── Raw data
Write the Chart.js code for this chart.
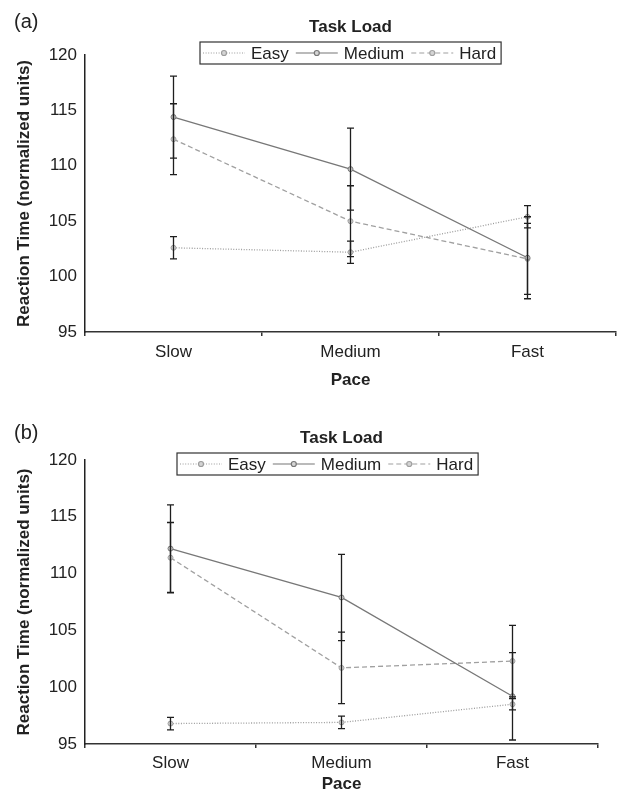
<!DOCTYPE html>
<html>
<head>
<meta charset="utf-8">
<script src="https://cdn.jsdelivr.net/npm/chart.js@4.4.0/dist/chart.umd.min.js"></script>
<style>
  html, body { margin: 0; padding: 0; background: #fff; overflow: hidden; }
  body { width: 621px; height: 795px; position: relative; font-family: "Liberation Sans", Arial, sans-serif; }
  .panel { position: absolute; left: 0; width: 621px; }
  .tag { position: absolute; left: 14px; font-size: 20px; color: #222; line-height: 24px; }
</style>
</head>
<body>
<div class="panel" style="top:0;height:395px"><canvas id="chartA"></canvas></div>
<div class="panel" style="top:405px;height:390px"><canvas id="chartB"></canvas></div>
<div class="tag" style="top:9px">(a)</div>
<div class="tag" style="top:420px">(b)</div>
<script>
// categories and tick labels
const paces = ["Slow", "Medium", "Fast"];
const loads = ["Easy", "Medium", "Hard"];
const yTicks = [95, 100, 105, 110, 115, 120];

// panel (a) means and error half-widths
const easyA = [102.6, 102.2, 105.4];
const mediumA = [114.4, 109.7, 101.7];
const hardA = [112.4, 105.0, 101.6];
const easyErrA = [1.0, 1.0, 1.0];
const mediumErrA = [3.7, 3.7, 3.7];
const hardErrA = [3.2, 3.2, 3.2];

// panel (b)
const easyB = [96.8, 96.9, 98.5];
const mediumB = [112.2, 107.9, 99.2];
const hardB = [111.4, 101.7, 102.3];
const easyErrB = [0.55, 0.55, 0.5];
const mediumErrB = [3.85, 3.8, 3.85];
const hardErrB = [3.1, 3.15, 3.15];

const FONT = "'Liberation Sans', Arial, sans-serif";
const INK = "#222";
const looks = [
  { color: "#9c9c9c", dash: [1, 1.6] },
  { color: "#777777", dash: [] },
  { color: "#a0a0a0", dash: [5, 3] }
];

const errorBars = {
  id: "errorBars",
  afterDatasetsDraw(chart) {
    const { ctx, scales: { y } } = chart;
    ctx.save();
    ctx.strokeStyle = "#1e1e1e";
    ctx.lineWidth = 1.3;
    chart.data.datasets.forEach((ds, di) => {
      const meta = chart.getDatasetMeta(di);
      ds.data.forEach((v, i) => {
        const px = meta.data[i].x;
        const top = y.getPixelForValue(v + ds.err[i]);
        const bot = y.getPixelForValue(v - ds.err[i]);
        ctx.beginPath();
        ctx.moveTo(px, top); ctx.lineTo(px, bot);
        ctx.moveTo(px - 3.5, top); ctx.lineTo(px + 3.5, top);
        ctx.moveTo(px - 3.5, bot); ctx.lineTo(px + 3.5, bot);
        ctx.stroke();
      });
    });
    ctx.restore();
  }
};

// legend in a framed box, line sample with a marker like the original
const boxLegend = {
  id: "boxLegend",
  afterDraw(chart, args, opts) {
    const ctx = chart.ctx;
    const sample = 42, gap = 6, after = 7, pad = 3, h = 22;
    ctx.save();
    ctx.font = "17px " + FONT;
    const widths = chart.data.datasets.map(ds => ctx.measureText(ds.label).width);
    let total = pad + 5;
    widths.forEach((w, i) => { total += sample + gap + w + (i < widths.length - 1 ? after : 0); });
    const left = opts.left, top = opts.top, mid = top + h / 2;
    ctx.fillStyle = "#fff";
    ctx.fillRect(left, top, total, h);
    ctx.strokeStyle = "#333";
    ctx.lineWidth = 1.2;
    ctx.strokeRect(left, top, total, h);
    let x = left + pad;
    chart.data.datasets.forEach((ds, i) => {
      ctx.strokeStyle = ds.borderColor;
      ctx.lineWidth = 1.2;
      ctx.setLineDash(ds.borderDash);
      ctx.beginPath();
      ctx.moveTo(x, mid); ctx.lineTo(x + sample, mid);
      ctx.stroke();
      ctx.setLineDash([]);
      ctx.beginPath();
      ctx.arc(x + sample / 2, mid, 2.5, 0, Math.PI * 2);
      ctx.fillStyle = "#d4d4d4";
      ctx.fill();
      ctx.stroke();
      ctx.fillStyle = INK;
      ctx.textBaseline = "middle";
      ctx.textAlign = "left";
      ctx.fillText(ds.label, x + sample + gap, mid + 1);
      x += sample + gap + widths[i] + after;
    });
    ctx.restore();
  }
};

function makeSets(values, errs) {
  return loads.map((name, i) => ({
    label: name,
    data: values[i],
    err: errs[i],
    borderColor: looks[i].color,
    borderDash: looks[i].dash,
    borderWidth: 1.3,
    pointRadius: 2.5,
    pointBorderWidth: 1,
    pointBorderColor: looks[i].color,
    pointBackgroundColor: "#d4d4d4",
    tension: 0,
    fill: false
  }));
}

function makeChart(id, values, errs, cfg) {
  return new Chart(document.getElementById(id), {
    type: "line",
    data: { labels: paces, datasets: makeSets(values, errs) },
    options: {
      responsive: true,
      maintainAspectRatio: false,
      animation: false,
      layout: { padding: { left: 0, right: cfg.right, top: 0, bottom: 0 } },
      plugins: {
        legend: { display: false },
        tooltip: { enabled: false },
        title: {
          display: true,
          text: "Task Load",
          fullSize: false,
          color: INK,
          font: { family: FONT, size: 17, weight: "bold" },
          padding: cfg.titlePad
        },
        boxLegend: { left: cfg.legendLeft, top: cfg.legendTop }
      },
      scales: {
        x: {
          offset: true,
          afterFit: s => { s.height = cfg.xHeight; },
          grid: { display: true, offset: true, drawOnChartArea: false, drawTicks: true, tickLength: 4, color: "#333", lineWidth: 1.5 },
          border: { display: true, color: "#333", width: 1.5 },
          ticks: { color: INK, padding: cfg.xTickPad, font: { family: FONT, size: 17 } },
          title: { display: true, text: "Pace", color: INK, font: { family: FONT, size: 17, weight: "bold" }, padding: { top: 0, bottom: cfg.xTitleBottom } }
        },
        y: {
          min: yTicks[0],
          max: yTicks[yTicks.length - 1],
          afterBuildTicks: s => { s.ticks = yTicks.map(v => ({ value: v })); },
          afterFit: s => { s.width = 85; },
          grid: { display: true, drawOnChartArea: false, drawTicks: false },
          border: { display: true, color: "#222", width: 1.5 },
          ticks: { color: INK, padding: 8, font: { family: FONT, size: 17 } },
          title: { display: true, text: "Reaction Time (normalized units)", color: INK, font: { family: FONT, size: 17, weight: "bold" }, padding: { top: 14, bottom: 0 } }
        }
      }
    },
    plugins: [errorBars, boxLegend]
  });
}

makeChart("chartA", [easyA, mediumA, hardA], [easyErrA, mediumErrA, hardErrA], {
  right: 2, legendLeft: 200, legendTop: 42,
  titlePad: { top: 17, bottom: 17.6 }, xHeight: 63, xTickPad: 6, xTitleBottom: 4
});
makeChart("chartB", [easyB, mediumB, hardB], [easyErrB, mediumErrB, hardErrB], {
  right: 23, legendLeft: 177, legendTop: 48,
  titlePad: { top: 23, bottom: 11.6 }, xHeight: 51, xTickPad: 5, xTitleBottom: 0
});
</script>
</body>
</html>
────
▶ [Brief]: Print the whole listing above once more, word for word, without its pictures.

▶ [Output]:
Write the Chart.js code for this chart.
<!DOCTYPE html>
<html>
<head>
<meta charset="utf-8">
<script src="https://cdn.jsdelivr.net/npm/chart.js@4.4.0/dist/chart.umd.min.js"></script>
<style>
  html, body { margin: 0; padding: 0; background: #fff; overflow: hidden; }
  body { width: 621px; height: 795px; position: relative; font-family: "Liberation Sans", Arial, sans-serif; }
  .panel { position: absolute; left: 0; width: 621px; }
  .tag { position: absolute; left: 14px; font-size: 20px; color: #222; line-height: 24px; }
</style>
</head>
<body>
<div class="panel" style="top:0;height:395px"><canvas id="chartA"></canvas></div>
<div class="panel" style="top:405px;height:390px"><canvas id="chartB"></canvas></div>
<div class="tag" style="top:9px">(a)</div>
<div class="tag" style="top:420px">(b)</div>
<script>
// categories and tick labels
const paces = ["Slow", "Medium", "Fast"];
const loads = ["Easy", "Medium", "Hard"];
const yTicks = [95, 100, 105, 110, 115, 120];

// panel (a) means and error half-widths
const easyA = [102.6, 102.2, 105.4];
const mediumA = [114.4, 109.7, 101.7];
const hardA = [112.4, 105.0, 101.6];
const easyErrA = [1.0, 1.0, 1.0];
const mediumErrA = [3.7, 3.7, 3.7];
const hardErrA = [3.2, 3.2, 3.2];

// panel (b)
const easyB = [96.8, 96.9, 98.5];
const mediumB = [112.2, 107.9, 99.2];
const hardB = [111.4, 101.7, 102.3];
const easyErrB = [0.55, 0.55, 0.5];
const mediumErrB = [3.85, 3.8, 3.85];
const hardErrB = [3.1, 3.15, 3.15];

const FONT = "'Liberation Sans', Arial, sans-serif";
const INK = "#222";
const looks = [
  { color: "#9c9c9c", dash: [1, 1.6] },
  { color: "#777777", dash: [] },
  { color: "#a0a0a0", dash: [5, 3] }
];

const errorBars = {
  id: "errorBars",
  afterDatasetsDraw(chart) {
    const { ctx, scales: { y } } = chart;
    ctx.save();
    ctx.strokeStyle = "#1e1e1e";
    ctx.lineWidth = 1.3;
    chart.data.datasets.forEach((ds, di) => {
      const meta = chart.getDatasetMeta(di);
      ds.data.forEach((v, i) => {
        const px = meta.data[i].x;
        const top = y.getPixelForValue(v + ds.err[i]);
        const bot = y.getPixelForValue(v - ds.err[i]);
        ctx.beginPath();
        ctx.moveTo(px, top); ctx.lineTo(px, bot);
        ctx.moveTo(px - 3.5, top); ctx.lineTo(px + 3.5, top);
        ctx.moveTo(px - 3.5, bot); ctx.lineTo(px + 3.5, bot);
        ctx.stroke();
      });
    });
    ctx.restore();
  }
};

// legend in a framed box, line sample with a marker like the original
const boxLegend = {
  id: "boxLegend",
  afterDraw(chart, args, opts) {
    const ctx = chart.ctx;
    const sample = 42, gap = 6, after = 7, pad = 3, h = 22;
    ctx.save();
    ctx.font = "17px " + FONT;
    const widths = chart.data.datasets.map(ds => ctx.measureText(ds.label).width);
    let total = pad + 5;
    widths.forEach((w, i) => { total += sample + gap + w + (i < widths.length - 1 ? after : 0); });
    const left = opts.left, top = opts.top, mid = top + h / 2;
    ctx.fillStyle = "#fff";
    ctx.fillRect(left, top, total, h);
    ctx.strokeStyle = "#333";
    ctx.lineWidth = 1.2;
    ctx.strokeRect(left, top, total, h);
    let x = left + pad;
    chart.data.datasets.forEach((ds, i) => {
      ctx.strokeStyle = ds.borderColor;
      ctx.lineWidth = 1.2;
      ctx.setLineDash(ds.borderDash);
      ctx.beginPath();
      ctx.moveTo(x, mid); ctx.lineTo(x + sample, mid);
      ctx.stroke();
      ctx.setLineDash([]);
      ctx.beginPath();
      ctx.arc(x + sample / 2, mid, 2.5, 0, Math.PI * 2);
      ctx.fillStyle = "#d4d4d4";
      ctx.fill();
      ctx.stroke();
      ctx.fillStyle = INK;
      ctx.textBaseline = "middle";
      ctx.textAlign = "left";
      ctx.fillText(ds.label, x + sample + gap, mid + 1);
      x += sample + gap + widths[i] + after;
    });
    ctx.restore();
  }
};

function makeSets(values, errs) {
  return loads.map((name, i) => ({
    label: name,
    data: values[i],
    err: errs[i],
    borderColor: looks[i].color,
    borderDash: looks[i].dash,
    borderWidth: 1.3,
    pointRadius: 2.5,
    pointBorderWidth: 1,
    pointBorderColor: looks[i].color,
    pointBackgroundColor: "#d4d4d4",
    tension: 0,
    fill: false
  }));
}

function makeChart(id, values, errs, cfg) {
  return new Chart(document.getElementById(id), {
    type: "line",
    data: { labels: paces, datasets: makeSets(values, errs) },
    options: {
      responsive: true,
      maintainAspectRatio: false,
      animation: false,
      layout: { padding: { left: 0, right: cfg.right, top: 0, bottom: 0 } },
      plugins: {
        legend: { display: false },
        tooltip: { enabled: false },
        title: {
          display: true,
          text: "Task Load",
          fullSize: false,
          color: INK,
          font: { family: FONT, size: 17, weight: "bold" },
          padding: cfg.titlePad
        },
        boxLegend: { left: cfg.legendLeft, top: cfg.legendTop }
      },
      scales: {
        x: {
          offset: true,
          afterFit: s => { s.height = cfg.xHeight; },
          grid: { display: true, offset: true, drawOnChartArea: false, drawTicks: true, tickLength: 4, color: "#333", lineWidth: 1.5 },
          border: { display: true, color: "#333", width: 1.5 },
          ticks: { color: INK, padding: cfg.xTickPad, font: { family: FONT, size: 17 } },
          title: { display: true, text: "Pace", color: INK, font: { family: FONT, size: 17, weight: "bold" }, padding: { top: 0, bottom: cfg.xTitleBottom } }
        },
        y: {
          min: yTicks[0],
          max: yTicks[yTicks.length - 1],
          afterBuildTicks: s => { s.ticks = yTicks.map(v => ({ value: v })); },
          afterFit: s => { s.width = 85; },
          grid: { display: true, drawOnChartArea: false, drawTicks: false },
          border: { display: true, color: "#222", width: 1.5 },
          ticks: { color: INK, padding: 8, font: { family: FONT, size: 17 } },
          title: { display: true, text: "Reaction Time (normalized units)", color: INK, font: { family: FONT, size: 17, weight: "bold" }, padding: { top: 14, bottom: 0 } }
        }
      }
    },
    plugins: [errorBars, boxLegend]
  });
}

makeChart("chartA", [easyA, mediumA, hardA], [easyErrA, mediumErrA, hardErrA], {
  right: 2, legendLeft: 200, legendTop: 42,
  titlePad: { top: 17, bottom: 17.6 }, xHeight: 63, xTickPad: 6, xTitleBottom: 4
});
makeChart("chartB", [easyB, mediumB, hardB], [easyErrB, mediumErrB, hardErrB], {
  right: 23, legendLeft: 177, legendTop: 48,
  titlePad: { top: 23, bottom: 11.6 }, xHeight: 51, xTickPad: 5, xTitleBottom: 0
});
</script>
</body>
</html>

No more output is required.